5. Partners by estoppels – If a person falsely represents himself as a partner of any firm or behaves in a way that somebody can have an impression that such person is a partner and based on this impression transacts with that firm then that person is held liable to the third party, the person who falsely represents himself as a partner is known as a partner by estoppels. E.G. If Robert represents himself as a partner in a law firm, even though he is not actually a partner. He meets with clients and discusses their cases, and he signs contracts on behalf of the firm. He is liable to the clients for any damages they suffer as a result of his actions.

6. Sub partners – gets some share of profit from one of the partners. He is a partner to one of the partners of the partnership. E.G Janet is a sub-partner in a catering business. She is not a partner in the business itself, but she has a contract with one of the partners to receive a share of the profits. She is not liable for the debts of the business.
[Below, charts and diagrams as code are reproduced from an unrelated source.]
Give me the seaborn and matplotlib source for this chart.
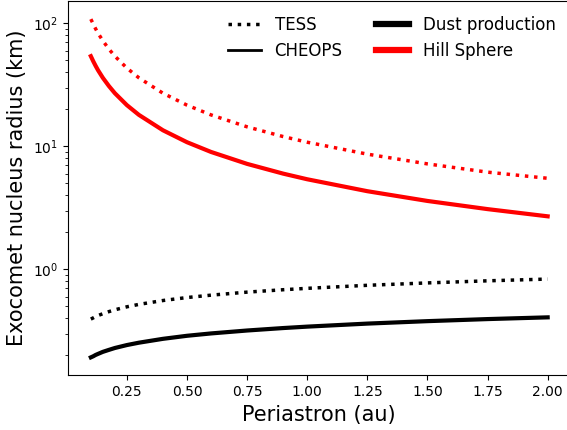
import matplotlib
matplotlib.use("Agg")
import matplotlib.pyplot as plt
from matplotlib.lines import Line2D
import seaborn as sns
import numpy as np
import pandas as pd

# Periastron grid (au)
periastron = [0.10, 0.11, 0.12, 0.13, 0.15, 0.175, 0.20, 0.25, 0.30, 0.40, 0.50, 0.60,
              0.75, 0.90, 1.00, 1.25, 1.50, 1.75, 2.00]

# Dust production limits (km)
dust_tess = [0.395, 0.404, 0.414, 0.422, 0.437, 0.454, 0.470, 0.497, 0.520, 0.559,
             0.591, 0.618, 0.654, 0.684, 0.702, 0.743, 0.777, 0.808, 0.835]
dust_cheops = [0.193, 0.197, 0.202, 0.206, 0.214, 0.222, 0.230, 0.243, 0.254, 0.273,
               0.289, 0.302, 0.319, 0.334, 0.343, 0.363, 0.380, 0.395, 0.408]

# Hill sphere limits (km)
hill_tess = [108, 98.5, 90, 83, 72, 61.7, 54, 43.2, 36, 27, 21.6, 18, 14.4, 12,
             10.8, 8.64, 7.2, 6.17, 5.5]
hill_cheops = [54, 49.1, 45, 41.5, 36, 30.9, 27, 21.6, 18, 13.5, 10.8, 9.0, 7.2,
               6.0, 5.4, 4.32, 3.6, 3.09, 2.7]

legend_labels = ["TESS", "CHEOPS", "Dust production", "Hill Sphere"]
x_label = "Periastron (au)"
y_label = "Exocomet nucleus radius (km)"

plt.rcParams["font.family"] = ["DejaVu Sans"]

fig = plt.figure(figsize=(5.67, 4.30), dpi=100)
ax = fig.add_axes([68 / 567, 54.7 / 430, 502.5 / 567, 374.8 / 430])

sns.lineplot(x=periastron, y=hill_tess, ax=ax, color="red", lw=2.5, linestyle=":")
sns.lineplot(x=periastron, y=hill_cheops, ax=ax, color="red", lw=3, linestyle="-")
sns.lineplot(x=periastron, y=dust_tess, ax=ax, color="black", lw=2.5, linestyle=":")
sns.lineplot(x=periastron, y=dust_cheops, ax=ax, color="black", lw=3, linestyle="-")

ax.set_yscale("log")
ax.set_xlim(0.005, 2.095)
ax.set_ylim(0.138, 153)
ax.set_xticks([0.25, 0.50, 0.75, 1.00, 1.25, 1.50, 1.75, 2.00])
ax.tick_params(axis="both", labelsize=10)
ax.set_xlabel(x_label, fontsize=15)
ax.set_ylabel(y_label, fontsize=15)

handles = [
    Line2D([], [], color="black", lw=2.5, linestyle=":"),
    Line2D([], [], color="black", lw=2),
    Line2D([], [], color="black", lw=4.5),
    Line2D([], [], color="red", lw=4.5),
]
ax.legend(handles, legend_labels, ncol=2, frameon=False, fontsize=12,
          loc="upper right")

fig.savefig("out.png", dpi=100)
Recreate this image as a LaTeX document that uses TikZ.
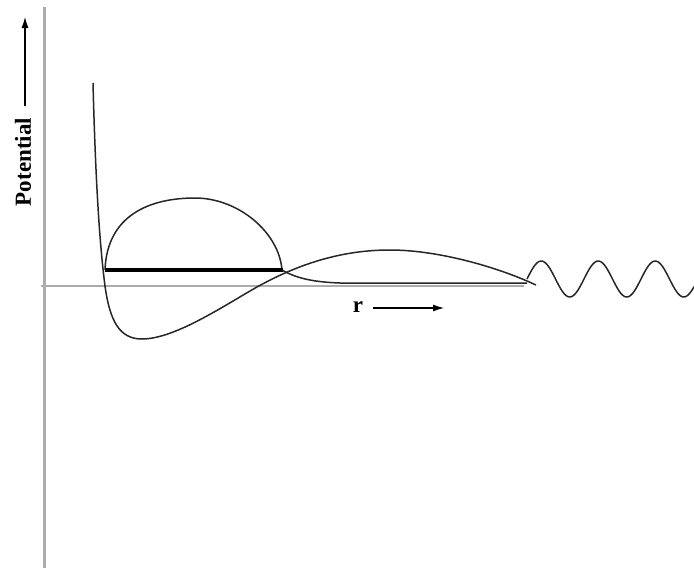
\documentclass[tikz,border=0pt]{standalone}
\usepackage{fontspec}
\setmainfont{Liberation Serif}
\usetikzlibrary{arrows.meta}
\begin{document}
\begin{tikzpicture}[x=1pt,y=-1pt,
  axisline/.style={draw=gray!65,line width=2.2pt},
  curve/.style={draw=black!85,line width=1.5pt,line join=round},
  level/.style={draw=black,line width=4pt},
  lbl/.style={font=\fontsize{23}{23}\selectfont\bfseries,inner sep=0pt},
  dirarrow/.style={draw=black,line width=1.1pt,-{Latex[length=11pt,width=7pt]}}]
\useasboundingbox (0,0) rectangle (694,570);
% axes
\coordinate (ytop) at (44.5,7);
\coordinate (ybot) at (44.5,568);
\coordinate (xl) at (41,286);
\coordinate (xr) at (524,286);
\draw[axisline] (ytop) -- (ybot);
\draw[axisline] (xl) -- (xr);
% potential curve
\draw[curve] (93,83) .. controls (96,200) and (101,255) .. (105,286)
  .. controls (110,322) and (120,339) .. (142,339)
  .. controls (175,339) and (225,305) .. (257,287)
  .. controls (302,262) and (345,250) .. (390,250)
  .. controls (435,250) and (490,265) .. (527,281)
  -- (536,285);
% wavefunction inside the well
\draw[curve] (105,270) .. controls (107,215) and (150,198) .. (195,198)
  .. controls (238,198) and (279,232) .. (282,270);
% tunnelling tail
\draw[curve] (282,270) .. controls (296,278) and (312,282) .. (340,283) -- (527,283);
% outgoing wave
\draw[curve] plot[domain=527:694,samples=120,smooth] (\x,{279-18*sin((\x-527)/57*360)});
% energy level
\draw[level] (105,270) -- (283,270);
% labels
\node[lbl,rotate=90] (pot) at (23,162) {Potential};
\coordinate (pa1) at (25,106);
\coordinate (pa2) at (25,17);
\draw[dirarrow] (pa1) -- (pa2);
\node[lbl] (r) at (358,307) {r};
\coordinate (ra1) at (373,308);
\coordinate (ra2) at (444,308);
\draw[dirarrow] (ra1) -- (ra2);
\end{tikzpicture}
\end{document}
7. The general partner – has unlimited liability for the firm’s debt. E.G David is a general partner in a construction company. He is personally liable for all of the debts of the company, even if the company goes bankrupt.

Rights of a Partner in Partnership Business:

Rights of a Partner in Partnership Business:

  1. Participate in day-to-day management.
  2. Be consulted and heard in decision-making.
  3. Access books of accounts and request copies.
  4. Share profits equally or as agreed.
  5. Receive interest on capital contributions and advances.
  6. Be indemnified for payments, liabilities, and losses incurred for the firm.
  7. Use partnership property exclusively for business purposes.
  8. Act as an agent of the firm and bind it through authorized actions.
  9. Continue as a partner unless ceasing under specific conditions.
  10. Retire with consent and according to partnership deed terms.
  11. Receive rights as an outgoing partner or legal heir of a deceased partner.